Les filles sages vont en enfer, un récit d’émancipation

Couverture de la BD « Les filles sages vont en enfer » de Tohar Sherman-Friedman (Delcourt, 2021)

Scénario et dessin : Tohar Sherman-Friedman
Éditeur : Delcourt
Sortie : 13 octobre 2021
Genre : Roman graphique, Autobiographie

Dans Les filles sages vont en enfer, la jeune dessinatrice israélienne Tohar Sherman-Friedman évoque son enfance dans une colonie juive orthodoxe de Cisjordanie et sa prise de distance avec la religion à l’adolescence. Une perte progressive de la foi qu’elle présente comme le résultat de plusieurs moments clés.

Grandir dans une communauté juive orthodoxe

Tohar est la septième fille d’un rabbin juif orthodoxe installé dans une colonie de Cisjordanie. La mère de Tohar, très active professionnellement, est souvent partie, laissant la petite dernière seule à la maison. Face à ces parents aimants et pourtant absents, Tohar développe une personnalité critique et rebelle. Elle se sent différente des autres filles de son école religieuse et se fait des amis en dehors de la communauté orthodoxe, grâce notamment à l’une de ses sœurs qui habite Tel Aviv et la prend sous son aile.

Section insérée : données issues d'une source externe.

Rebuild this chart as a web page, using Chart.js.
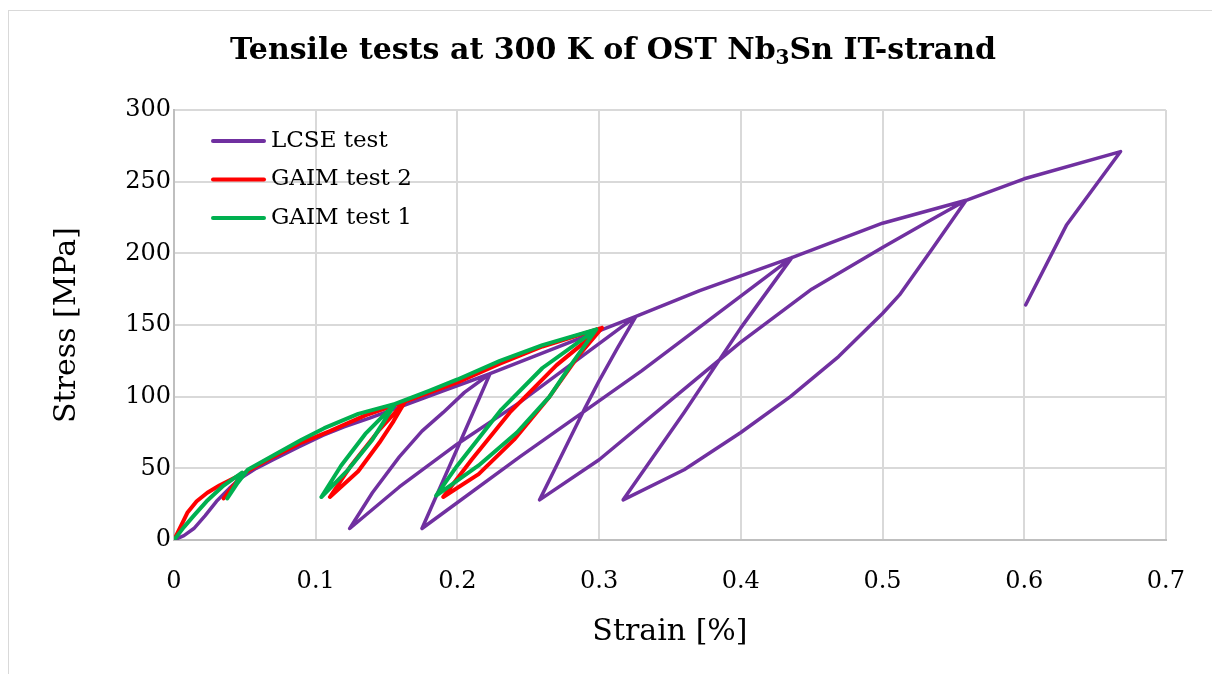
<!DOCTYPE html>
<html>
<head>
<meta charset="utf-8">
<script src="https://cdn.jsdelivr.net/npm/chart.js@4/dist/chart.umd.min.js"></script>
<style>
  body { margin: 0; background: #fff; }
  #wrap { width: 1212px; height: 674px; }
</style>
</head>
<body>
<div id="wrap"><canvas id="myChart"></canvas></div>
<script>
const xTickLabels = ['0', '0.1', '0.2', '0.3', '0.4', '0.5', '0.6', '0.7'];
const yTickLabels = ['0', '50', '100', '150', '200', '250', '300'];
const seriesLabels = ['LCSE test', 'GAIM test 2', 'GAIM test 1'];

// LCSE test, one continuous trace through all the unload / reload branches
const lcseStrain = [0, 0.007, 0.014, 0.022, 0.03, 0.039, 0.047, 0.058, 0.07, 0.088, 0.105, 0.12, 0.138, 0.16, 0.19, 0.223,
    0.205, 0.19, 0.175, 0.159, 0.14, 0.124,
    0.159, 0.2, 0.244, 0.3, 0.326,
    0.313, 0.3, 0.29, 0.28, 0.27, 0.258,
    0.3, 0.35, 0.4, 0.45, 0.5, 0.53, 0.559,
    0.535, 0.512, 0.5, 0.469, 0.435, 0.4, 0.36, 0.317,
    0.36, 0.4, 0.436,
    0.33, 0.244, 0.175,
    0.2, 0.223,
    0.277, 0.326, 0.371, 0.436, 0.5, 0.559, 0.6, 0.668,
    0.63, 0.601];
const lcseStress = [0, 3, 8, 17, 27, 36, 43, 50, 56, 65, 73, 79, 85, 93, 104, 116,
    103, 89, 76, 58, 33, 8,
    37, 67, 96, 137, 156,
    134, 111, 92, 72, 52, 28,
    56, 97, 138, 175, 204, 221, 237,
    203, 171, 158, 128, 100, 75, 49, 28,
    89, 148, 197,
    118, 58, 8,
    64, 116,
    137, 156, 174, 197, 221, 237, 252, 271,
    220, 164];

// GAIM test 2
const gaim2Strain = [0, 0.005, 0.0094, 0.016, 0.0235, 0.032, 0.04, 0.048,
    0.041, 0.035, 0.042, 0.05,
    0.07, 0.09, 0.11, 0.135, 0.163,
    0.155, 0.145, 0.13, 0.11, 0.125, 0.145, 0.163,
    0.2, 0.23, 0.26, 0.302,
    0.285, 0.265, 0.24, 0.215, 0.19,
    0.21, 0.237, 0.27, 0.302];
const gaim2Stress = [0, 10, 19, 27, 33, 38, 42, 46,
    36, 29, 38, 47,
    58, 68, 76, 87, 96.5,
    83, 68, 48, 30, 52, 77, 96.5,
    110, 123, 135, 148,
    128, 100, 70, 46, 30,
    56, 89, 122, 148];

// GAIM test 1
const gaim1Strain = [0, 0.007, 0.014, 0.023, 0.035, 0.048,
    0.043, 0.0376, 0.045, 0.052,
    0.07, 0.09, 0.106, 0.13, 0.156,
    0.14, 0.122, 0.104, 0.118, 0.135, 0.156,
    0.18, 0.2, 0.23, 0.26, 0.298,
    0.28, 0.265, 0.242, 0.215, 0.185,
    0.2, 0.231, 0.26, 0.298];
const gaim1Stress = [0, 9, 17, 27, 38, 47,
    38, 29, 40, 49,
    59, 70, 78, 88, 95,
    70, 48, 30, 52, 74, 95,
    104, 112, 125, 136, 147,
    122, 100, 75, 52, 31,
    52, 91, 120, 147];

function toPoints(xs, ys) {
    return xs.map((x, i) => ({ x: x, y: ys[i] }));
}

const serif = "'DejaVu Serif', 'Liberation Serif', serif";

// outer frame, title with subscript, legend inside the plot
const decorations = {
    id: 'decorations',
    beforeDraw(chart) {
        const ctx = chart.ctx;
        ctx.save();
        ctx.fillStyle = '#ffffff';
        ctx.fillRect(0, 0, chart.width, chart.height);
        ctx.strokeStyle = '#d9d9d9';
        ctx.lineWidth = 1;
        ctx.strokeRect(8.5, 10.5, chart.width + 20, chart.height + 20);
        ctx.restore();
    },
    afterDraw(chart) {
        const ctx = chart.ctx;
        ctx.save();
        ctx.fillStyle = '#000';
        ctx.textBaseline = 'middle';

        const big = 'bold 30px ' + serif;
        const small = 'bold 20px ' + serif;
        const parts = [['Tensile tests at 300 K of OST Nb', big, 0], ['3', small, 8], ['Sn IT-strand', big, 0]];
        let total = 0;
        parts.forEach(p => { ctx.font = p[1]; total += ctx.measureText(p[0]).width; });
        let x = 613 - total / 2;
        parts.forEach(p => {
            ctx.font = p[1];
            ctx.textAlign = 'left';
            ctx.fillText(p[0], x, 51 + p[2]);
            x += ctx.measureText(p[0]).width;
        });

        ctx.font = '23px ' + serif;
        chart.data.datasets.forEach((ds, i) => {
            const y = 141 + i * 38.5;
            ctx.strokeStyle = ds.borderColor;
            ctx.lineWidth = 4;
            ctx.lineCap = 'round';
            ctx.beginPath();
            ctx.moveTo(213, y);
            ctx.lineTo(264, y);
            ctx.stroke();
            ctx.fillText(ds.label, 271, y);
        });
        ctx.restore();
    }
};

const ctx = document.getElementById('myChart').getContext('2d');
const chart = new Chart(ctx, {
    type: 'scatter',
    data: {
        datasets: [
            {
                label: seriesLabels[0],
                data: toPoints(lcseStrain, lcseStress),
                borderColor: '#7030a0',
                borderWidth: 3.5,
                order: 2,
            },
            {
                label: seriesLabels[1],
                data: toPoints(gaim2Strain, gaim2Stress),
                borderColor: '#ff0000',
                borderWidth: 4,
                order: 1,
            },
            {
                label: seriesLabels[2],
                data: toPoints(gaim1Strain, gaim1Stress),
                borderColor: '#00b050',
                borderWidth: 4,
                order: 0,
            }
        ]
    },
    options: {
        responsive: true,
        maintainAspectRatio: false,
        animation: false,
        showLine: true,
        elements: {
            point: { radius: 0, hoverRadius: 0 },
            line: { tension: 0, borderJoinStyle: 'round', borderCapStyle: 'round', fill: false }
        },
        layout: { padding: { top: 110, right: 45, left: 0, bottom: 0 } },
        plugins: {
            legend: { display: false },
            title: { display: false },
            tooltip: { enabled: false }
        },
        scales: {
            x: {
                type: 'linear',
                min: 0,
                max: 0.7,
                afterFit(scale) { scale.height = 134; },
                afterBuildTicks(scale) {
                    scale.ticks = xTickLabels.map(t => ({ value: parseFloat(t) }));
                },
                ticks: {
                    padding: 27,
                    color: '#000',
                    font: { family: serif, size: 24 },
                    maxRotation: 0,
                    callback: (value, index) => xTickLabels[index]
                },
                grid: { color: '#d9d9d9', lineWidth: 2, drawTicks: false },
                border: { color: '#bfbfbf', width: 2 },
                title: {
                    display: true,
                    text: 'Strain [%]',
                    color: '#000',
                    font: { family: serif, size: 30 },
                    padding: { top: 0, bottom: 24 }
                }
            },
            y: {
                type: 'linear',
                min: 0,
                max: 300,
                afterFit(scale) { scale.width = 174; },
                afterBuildTicks(scale) {
                    scale.ticks = yTickLabels.map(t => ({ value: parseFloat(t) }));
                },
                ticks: {
                    padding: 3,
                    color: '#000',
                    font: { family: serif, size: 24 },
                    callback: (value, index) => yTickLabels[index]
                },
                grid: { color: '#d9d9d9', lineWidth: 2, drawTicks: false },
                border: { color: '#bfbfbf', width: 2 },
                title: {
                    display: true,
                    text: 'Stress [MPa]',
                    color: '#000',
                    font: { family: serif, size: 30 },
                    padding: { top: 49, bottom: 0 }
                }
            }
        }
    },
    plugins: [decorations]
});
</script>
</body>
</html>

Une succession de souvenirs

Les illustrations très vivantes et colorées, accompagnées d’un récit à la première personne, donnent l’impression de lire un journal intime. Structuré en trois parties, Les filles sages vont en enfer n’est pourtant pas un récit linéaire. Il s’agit plutôt d’un recueil de souvenirs, de moments charnières qui ont mené Tohar à remettre en cause sa croyance en Dieu. Certaines scènes sont transformatives, comme la découverte de l’amour ou de la vie dans la grande ville de Tel Aviv. D’autres sont en apparence assez insignifiantes, mais ont néanmoins marqué Tohar. C’est d’ailleurs cet aspect qui donne à l’album son originalité. L’autrice-dessinatrice décrit ses sentiments sans forcément les expliquer ni en donner une interprétation cohérente. Elle ne cherche pas à convaincre ni à justifier ses choix, mais seulement à décrire son parcours d’émancipation, ce chemin qui l’a mené à rompre avec les croyances de sa communauté sans pour autant renier sa famille.

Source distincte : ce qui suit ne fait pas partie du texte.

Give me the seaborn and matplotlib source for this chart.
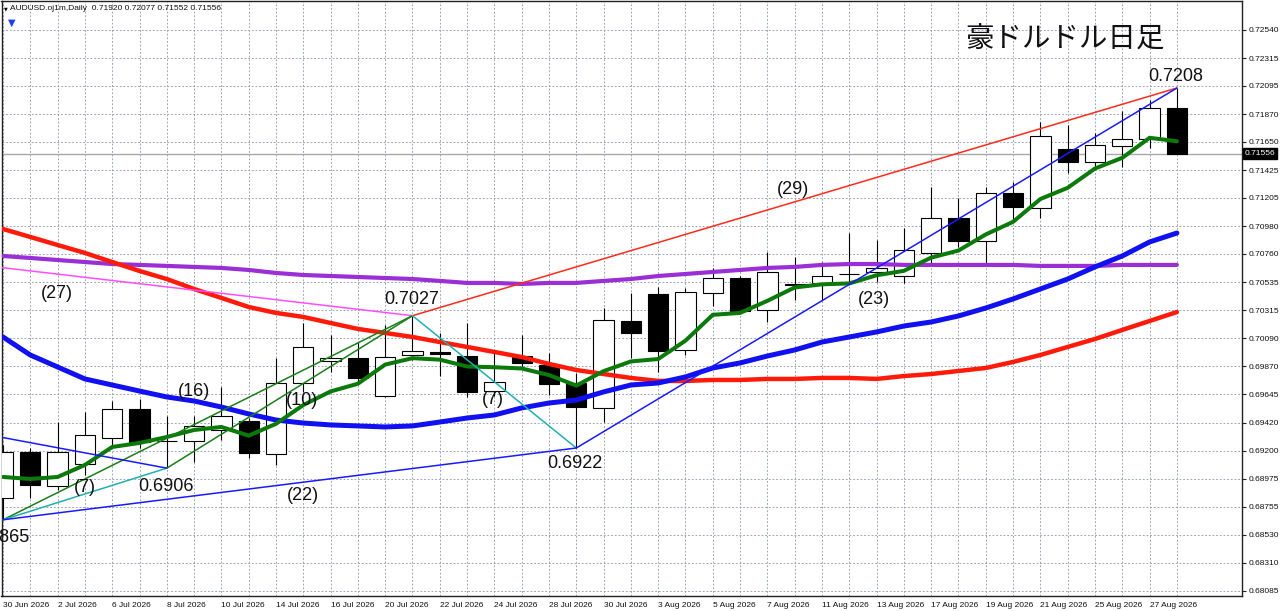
import numpy as np
import pandas as pd
import matplotlib
matplotlib.use("Agg")
import matplotlib.pyplot as plt
import matplotlib.transforms as mtransforms
import seaborn as sns

sns.set_style("white")
plt.rcParams['font.family'] = ['Liberation Sans', 'DejaVu Sans']

# daily bars, 30 Jun 2026 .. 28 Aug 2026
dates = pd.bdate_range("2026-06-30", periods=44)
date_labels = [f"{d.day} {d.strftime('%b %Y')}" for d in dates]

opens = [0.68823, 0.69188, 0.68918, 0.69093, 0.69299, 0.69530, 0.69276, 0.69276, 0.69363, 0.69434,
         0.69172, 0.69736, 0.69911, 0.69934, 0.69633, 0.69958, 0.69982, 0.69950, 0.69672, 0.69950,
         0.69879, 0.69736, 0.69538, 0.70228, 0.70442, 0.69998, 0.70450, 0.70569, 0.70315, 0.70522,
         0.70530, 0.70601, 0.70617, 0.70585, 0.70768, 0.71046, 0.70863, 0.71244, 0.71125, 0.71593,
         0.71490, 0.71617, 0.71673, 0.71920]
highs = [0.69244, 0.69220, 0.69426, 0.69506, 0.69593, 0.69609, 0.69474, 0.69474, 0.69704, 0.69458,
         0.69934, 0.70212, 0.70117, 0.70061, 0.70196, 0.70270, 0.70133, 0.70212, 0.69982, 0.70117,
         0.69974, 0.69815, 0.70331, 0.70450, 0.70498, 0.70490, 0.70649, 0.70585, 0.70776, 0.70736,
         0.70696, 0.70926, 0.70871, 0.70966, 0.71292, 0.71204, 0.71292, 0.71331, 0.71808, 0.71784,
         0.71720, 0.71895, 0.71982, 0.72077]
lows = [0.68650, 0.68823, 0.68887, 0.69006, 0.69228, 0.69220, 0.69060, 0.69109, 0.69284, 0.69141,
        0.69085, 0.69665, 0.69823, 0.69736, 0.69625, 0.69918, 0.69791, 0.69625, 0.69633, 0.69863,
        0.69641, 0.69220, 0.69426, 0.69934, 0.69823, 0.69958, 0.70347, 0.70299, 0.70220, 0.70395,
        0.70395, 0.70538, 0.70538, 0.70530, 0.70688, 0.70815, 0.70688, 0.71014, 0.71046, 0.71403,
        0.71450, 0.71450, 0.71601, 0.71552]
closes = [0.69188, 0.68926, 0.69188, 0.69323, 0.69530, 0.69268, 0.69272, 0.69395, 0.69474, 0.69180,
          0.69736, 0.70022, 0.69934, 0.69776, 0.69942, 0.69990, 0.69962, 0.69665, 0.69744, 0.69895,
          0.69728, 0.69545, 0.70236, 0.70133, 0.69990, 0.70458, 0.70569, 0.70307, 0.70617, 0.70514,
          0.70585, 0.70597, 0.70649, 0.70792, 0.71046, 0.70863, 0.71244, 0.71133, 0.71696, 0.71490,
          0.71625, 0.71673, 0.71920, 0.71556]

ma_green = [0.68990, 0.68974, 0.68990, 0.69085, 0.69228, 0.69260, 0.69307, 0.69363, 0.69387, 0.69318,
            0.69412, 0.69561, 0.69669, 0.69730, 0.69882, 0.69933, 0.69921, 0.69867, 0.69861, 0.69851,
            0.69799, 0.69715, 0.69830, 0.69907, 0.69926, 0.70072, 0.70277, 0.70292, 0.70388, 0.70494,
            0.70519, 0.70526, 0.70591, 0.70626, 0.70731, 0.70787, 0.70915, 0.71015, 0.71196, 0.71285,
            0.71438, 0.71523, 0.71682, 0.71654]
ma_blue = [0.70101, 0.69958, 0.69863, 0.69768, 0.69720, 0.69672, 0.69625, 0.69593, 0.69545, 0.69490,
           0.69442, 0.69418, 0.69403, 0.69395, 0.69387, 0.69395, 0.69426, 0.69458, 0.69482, 0.69538,
           0.69577, 0.69601, 0.69665, 0.69720, 0.69736, 0.69784, 0.69855, 0.69895, 0.69950, 0.69998,
           0.70061, 0.70101, 0.70141, 0.70188, 0.70220, 0.70268, 0.70331, 0.70403, 0.70482, 0.70561,
           0.70657, 0.70744, 0.70855, 0.70926]
ma_red = [0.70958, 0.70895, 0.70831, 0.70768, 0.70696, 0.70625, 0.70561, 0.70482, 0.70411, 0.70339,
          0.70292, 0.70260, 0.70212, 0.70165, 0.70133, 0.70101, 0.70061, 0.70022, 0.69982, 0.69942,
          0.69887, 0.69839, 0.69807, 0.69776, 0.69752, 0.69752, 0.69760, 0.69760, 0.69768, 0.69768,
          0.69776, 0.69776, 0.69768, 0.69791, 0.69807, 0.69831, 0.69855, 0.69903, 0.69958, 0.70022,
          0.70085, 0.70157, 0.70228, 0.70299]
ma_purple = [0.70744, 0.70728, 0.70712, 0.70696, 0.70680, 0.70673, 0.70665, 0.70657, 0.70649, 0.70633,
             0.70609, 0.70593, 0.70585, 0.70577, 0.70569, 0.70561, 0.70546, 0.70530, 0.70530, 0.70522,
             0.70530, 0.70530, 0.70546, 0.70561, 0.70585, 0.70601, 0.70617, 0.70633, 0.70649, 0.70657,
             0.70673, 0.70680, 0.70680, 0.70673, 0.70673, 0.70673, 0.70673, 0.70673, 0.70665, 0.70665,
             0.70665, 0.70673, 0.70673, 0.70673]

price_ticks = ["0.68085", "0.68310", "0.68530", "0.68755", "0.68975", "0.69200", "0.69420",
               "0.69645", "0.69870", "0.70090", "0.70315", "0.70535", "0.70760", "0.70980",
               "0.71205", "0.71425", "0.71650", "0.71870", "0.72095", "0.72315", "0.72540"]
last_price = 0.71556

# swing points (bar index, price) used by the hand drawn lines
swing_low0 = (0, 0.6865)
swing_low6 = (6, 0.6906)
swing_high15 = (15, 0.7027)
swing_low21 = (21, 0.6922)
swing_high43 = (43, 0.72077)
prev_high_a = (-11, 0.7093)
prev_high_b = (-5, 0.69505)

count_labels = [("(27)", 1.98, 0.70446), ("(7)", 2.99, 0.68906), ("(16)", 7.0, 0.69668),
                ("(10)", 10.97, 0.69597), ("(22)", 10.97, 0.68843), ("(7)", 17.95, 0.69605),
                ("(29)", 28.94, 0.71268), ("(23)", 31.9, 0.70398)]

df = pd.DataFrame({"bar": np.arange(len(opens)), "open": opens, "high": highs,
                   "low": lows, "close": closes, "ma5": ma_green, "ma_b": ma_blue,
                   "ma_r": ma_red, "ma_p": ma_purple})

W, H = 1280, 611
fig = plt.figure(figsize=(W / 100, H / 100), dpi=100)
fig.patch.set_facecolor("white")
left_px, right_px, top_px, bot_px = 1.5, 1242, 1, 596
ax = fig.add_axes([left_px / W, (H - bot_px) / H, (right_px - left_px) / W, (bot_px - top_px) / H])
ax.set_facecolor("white")

bar_px = 27.3
ax.set_xlim((left_px - 3) / bar_px, (right_px - 3) / bar_px)
px_per_unit = 12600
ax.set_ylim(0.68085 - (bot_px - 591) / px_per_unit, 0.68085 + (591 - top_px) / px_per_unit)

# grid
grid_c = "#8d98aa"
for v in price_ticks:
    ax.axhline(float(v), color=grid_c, lw=0.6, dashes=(2.2, 2.2), zorder=0)
for b in df["bar"]:
    ax.axvline(b, color=grid_c, lw=0.6, dashes=(2.2, 2.2), zorder=0)

# candles
ax.vlines(df["bar"], df["low"], df["high"], color="black", lw=0.8, zorder=2)
bull = df["close"] >= df["open"]
body_lo = np.minimum(df["open"], df["close"])
body_h = np.maximum((df["close"] - df["open"]).abs(), 0.00003)
ax.bar(df["bar"][bull], body_h[bull], bottom=body_lo[bull], width=0.74,
       color="white", edgecolor="black", linewidth=0.8, zorder=3)
ax.bar(df["bar"][~bull], body_h[~bull], bottom=body_lo[~bull], width=0.74,
       color="black", edgecolor="black", linewidth=0.8, zorder=3)

# current price line
ax.axhline(last_price, color="#a8a8a8", lw=1.0, zorder=1)

# moving averages
sns.lineplot(data=df, x="bar", y="ma_p", color="#9a2fd6", lw=3.0, ax=ax, zorder=4)
sns.lineplot(data=df, x="bar", y="ma_r", color="#ff1a0a", lw=3.2, ax=ax, zorder=4)
sns.lineplot(data=df, x="bar", y="ma_b", color="#1010f0", lw=3.6, ax=ax, zorder=4)
sns.lineplot(data=df, x="bar", y="ma5", color="#0b7a0b", lw=2.9, ax=ax, zorder=5)

# trend lines
segments = [
    (swing_high15, swing_high43, "#ff2a1a"),
    (prev_high_a, swing_high15, "#ff4dff"),
    (swing_low0, swing_high15, "#1a7f1a"),
    (swing_low6, swing_high15, "#1a7f1a"),
    (swing_low0, swing_low6, "#20b0b0"),
    (swing_high15, swing_low21, "#20b0b0"),
    (swing_low0, swing_low21, "#1a1aff"),
    (swing_low21, swing_high43, "#1a1aff"),
    (prev_high_b, swing_low6, "#1a1aff"),
]
for (x0, y0), (x1, y1), c in segments:
    ax.plot([x0, x1], [y0, y1], color=c, lw=1.1, zorder=6)

# price labels at swing points
for (b, p), dy in [(swing_low0, -18), (swing_low6, -18), (swing_high15, 16),
                   (swing_low21, -16), (swing_high43, 12)]:
    txt = f"{p:.4f}"
    ax.annotate(txt, xy=(b, p), xytext=(-1 * 0.72, dy * 0.72), textcoords="offset points",
                ha="center", va="center", fontsize=13, color="#111111", zorder=7)
for lab, b, p in count_labels:
    ax.text(b, p, lab, ha="center", va="center", fontsize=13, color="#111111", zorder=7)

# axes styling
for s in ax.spines.values():
    s.set_color("#222222")
    s.set_linewidth(1.0)
ax.yaxis.tick_right()
ax.set_yticks([float(v) for v in price_ticks])
ax.set_yticklabels(price_ticks)
ax.set_xticks(df["bar"][::2])
ax.set_xticklabels(date_labels[::2], ha="left")
ax.tick_params(axis="both", labelsize=6, length=3, width=0.8, color="#222222",
               labelcolor="#111111", direction="out")
ax.tick_params(axis="x", pad=1.5)
ax.tick_params(axis="y", pad=2)
ax.set_xlabel("")
ax.set_ylabel("")

# last price tag on the price scale
tr = mtransforms.blended_transform_factory(ax.transAxes, ax.transData)
ax.text(1.0 + 3 / (right_px - left_px), last_price, "0.71556", transform=tr, ha="left",
        va="center", fontsize=6, color="white", zorder=8, clip_on=False,
        bbox=dict(facecolor="black", edgecolor="black", pad=1.3))

# header and title
fig.text(5.5 / W, 1 - 8.5 / H, "▼", fontsize=3.5, family=["DejaVu Sans"], color="black",
         ha="center", va="center")
fig.text(9.5 / W, 1 - 8.5 / H, "AUDUSD.oj1m,Daily  0.71920 0.72077 0.71552 0.71556",
         fontsize=6, color="#111111", ha="left", va="center")
fig.text(11.5 / W, 1 - 23 / H, "▼", fontsize=7, family=["DejaVu Sans"], color="#1a3cff",
         ha="center", va="center")
fig.text(1065 / W, 1 - 40 / H, "豪ドルドル日足", fontsize=20.5,
         family=["Noto Sans CJK JP", "DejaVu Sans"], color="#111111", ha="center", va="center")

fig.savefig("out.png", dpi=100, facecolor="white")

Les filles sages vont en enfer est un album subtil qui se lit d’une traite et se veut avant tout le reflet d’une expérience unique et individuelle. En fin d’ouvrage, des notes (qui auraient gagnées à être intégrées au fur et à mesure des chapitres pour plus de lisibilité) fournissent au lecteur peu familier des traditions juives orthodoxes des éléments de contexte utiles pour mieux comprendre le cheminement de Tohar.